== ENTRIES ==

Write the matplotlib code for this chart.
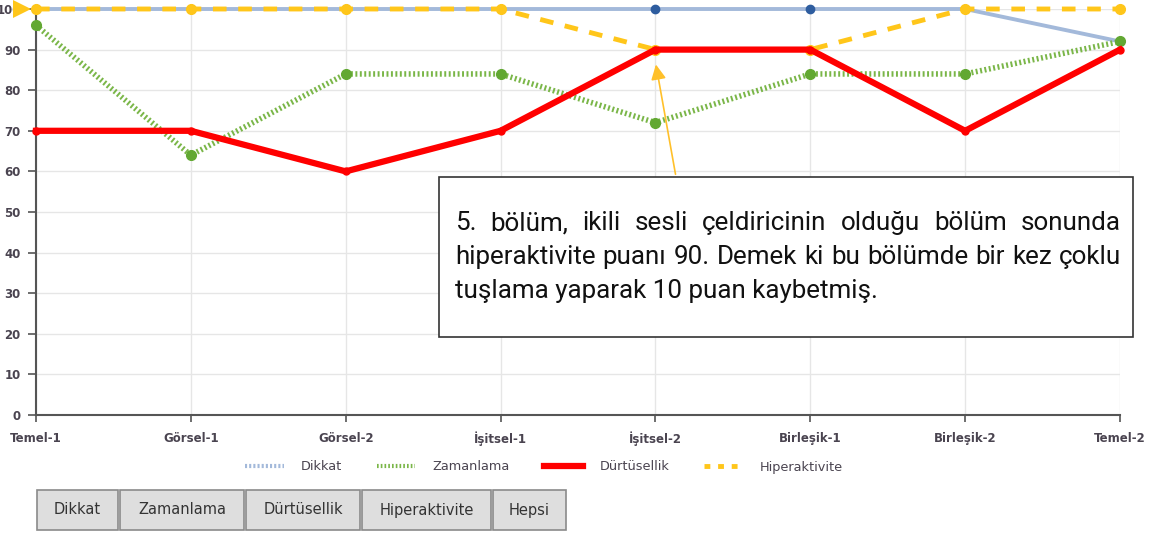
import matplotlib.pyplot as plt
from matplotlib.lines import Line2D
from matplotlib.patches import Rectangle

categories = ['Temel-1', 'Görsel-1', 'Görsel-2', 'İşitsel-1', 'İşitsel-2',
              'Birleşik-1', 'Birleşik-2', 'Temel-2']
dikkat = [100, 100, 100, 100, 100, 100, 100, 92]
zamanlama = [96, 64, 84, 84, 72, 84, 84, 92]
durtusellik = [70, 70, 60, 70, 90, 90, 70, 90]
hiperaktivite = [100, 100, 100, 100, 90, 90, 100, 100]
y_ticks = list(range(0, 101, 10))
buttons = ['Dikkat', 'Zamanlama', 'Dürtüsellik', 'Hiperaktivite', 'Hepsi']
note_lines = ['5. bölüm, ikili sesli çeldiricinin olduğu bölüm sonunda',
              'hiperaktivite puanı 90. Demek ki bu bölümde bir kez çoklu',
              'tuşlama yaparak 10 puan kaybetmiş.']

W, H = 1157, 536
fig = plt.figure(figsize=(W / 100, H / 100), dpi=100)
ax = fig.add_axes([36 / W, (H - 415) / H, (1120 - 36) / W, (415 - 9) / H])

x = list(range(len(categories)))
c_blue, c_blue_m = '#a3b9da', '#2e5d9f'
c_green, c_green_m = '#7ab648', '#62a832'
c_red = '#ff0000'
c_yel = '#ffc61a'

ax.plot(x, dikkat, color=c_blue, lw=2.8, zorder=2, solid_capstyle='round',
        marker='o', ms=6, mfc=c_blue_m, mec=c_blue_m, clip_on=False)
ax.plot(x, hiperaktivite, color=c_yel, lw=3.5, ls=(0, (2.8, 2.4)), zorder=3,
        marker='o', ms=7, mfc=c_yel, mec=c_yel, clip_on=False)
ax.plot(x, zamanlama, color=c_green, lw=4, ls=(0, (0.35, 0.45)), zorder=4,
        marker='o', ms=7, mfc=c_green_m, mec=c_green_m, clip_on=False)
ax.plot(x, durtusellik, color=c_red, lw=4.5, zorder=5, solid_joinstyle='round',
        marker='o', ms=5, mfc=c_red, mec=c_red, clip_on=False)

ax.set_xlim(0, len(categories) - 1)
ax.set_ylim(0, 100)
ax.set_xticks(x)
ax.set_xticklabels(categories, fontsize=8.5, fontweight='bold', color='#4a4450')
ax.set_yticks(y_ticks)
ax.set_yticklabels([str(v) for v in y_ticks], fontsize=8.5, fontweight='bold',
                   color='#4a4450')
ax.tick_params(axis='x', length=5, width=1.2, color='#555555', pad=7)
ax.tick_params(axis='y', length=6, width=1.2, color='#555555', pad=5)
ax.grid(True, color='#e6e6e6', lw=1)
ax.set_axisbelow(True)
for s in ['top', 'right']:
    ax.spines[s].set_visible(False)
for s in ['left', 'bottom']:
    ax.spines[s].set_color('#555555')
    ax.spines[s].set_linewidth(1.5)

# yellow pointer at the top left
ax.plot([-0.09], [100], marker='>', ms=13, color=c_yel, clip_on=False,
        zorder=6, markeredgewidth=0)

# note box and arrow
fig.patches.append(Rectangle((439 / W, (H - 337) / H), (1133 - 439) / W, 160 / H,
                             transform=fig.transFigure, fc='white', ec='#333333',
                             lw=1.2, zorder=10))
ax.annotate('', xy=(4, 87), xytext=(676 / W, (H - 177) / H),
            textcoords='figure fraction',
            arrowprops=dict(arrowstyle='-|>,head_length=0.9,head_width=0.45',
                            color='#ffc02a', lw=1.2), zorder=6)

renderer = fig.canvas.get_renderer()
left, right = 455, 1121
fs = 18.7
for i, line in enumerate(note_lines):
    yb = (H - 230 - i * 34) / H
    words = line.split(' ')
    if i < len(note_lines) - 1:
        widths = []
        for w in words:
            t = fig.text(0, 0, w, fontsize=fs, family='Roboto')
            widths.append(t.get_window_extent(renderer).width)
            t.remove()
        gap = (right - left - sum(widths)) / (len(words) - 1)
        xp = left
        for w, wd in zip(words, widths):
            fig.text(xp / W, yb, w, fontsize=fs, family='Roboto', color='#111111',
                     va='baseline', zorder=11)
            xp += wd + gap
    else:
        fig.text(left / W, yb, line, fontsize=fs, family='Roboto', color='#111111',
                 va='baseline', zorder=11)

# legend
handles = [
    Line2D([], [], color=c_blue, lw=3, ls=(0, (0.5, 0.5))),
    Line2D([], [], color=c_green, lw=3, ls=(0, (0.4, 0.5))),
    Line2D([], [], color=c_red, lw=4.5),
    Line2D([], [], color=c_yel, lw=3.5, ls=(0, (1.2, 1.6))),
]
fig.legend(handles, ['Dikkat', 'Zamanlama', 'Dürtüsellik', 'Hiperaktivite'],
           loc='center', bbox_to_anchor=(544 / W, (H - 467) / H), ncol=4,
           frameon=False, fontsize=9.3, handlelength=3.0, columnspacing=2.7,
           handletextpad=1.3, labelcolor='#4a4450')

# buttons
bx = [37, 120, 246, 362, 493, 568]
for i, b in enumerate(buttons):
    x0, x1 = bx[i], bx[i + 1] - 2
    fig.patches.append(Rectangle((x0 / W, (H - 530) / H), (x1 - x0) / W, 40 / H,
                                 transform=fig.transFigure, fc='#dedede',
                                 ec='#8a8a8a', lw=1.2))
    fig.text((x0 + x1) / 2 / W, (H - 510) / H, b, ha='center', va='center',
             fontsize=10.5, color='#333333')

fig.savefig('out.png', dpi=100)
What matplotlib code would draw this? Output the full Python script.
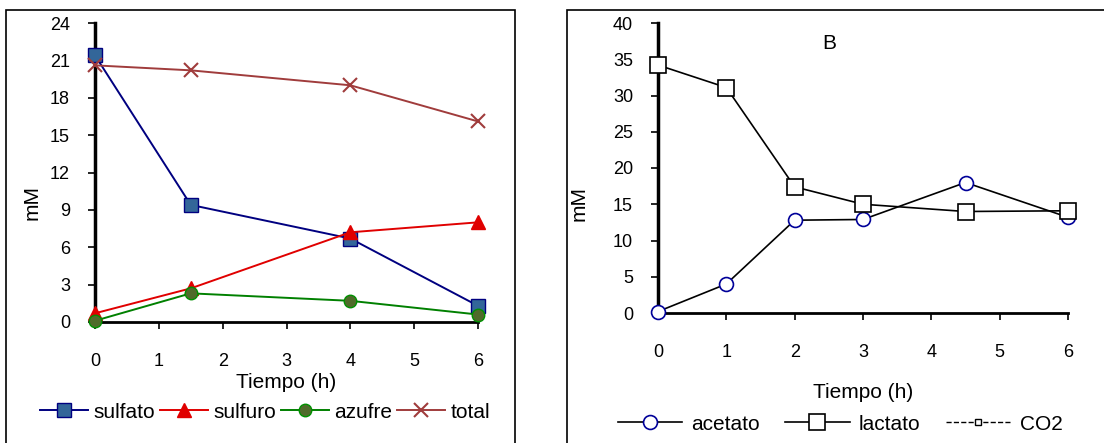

===

--- DIRECTIVE ---
Repeat only what runs from the first line of the records above to the line with "from matplotlib.patches import Rectangle", both included, word for word, minus the pictures.

--- RESULT OF THIS TASK ---
Write the matplotlib code for this chart.
import matplotlib.pyplot as plt
from matplotlib.lines import Line2D
from matplotlib.patches import Rectangle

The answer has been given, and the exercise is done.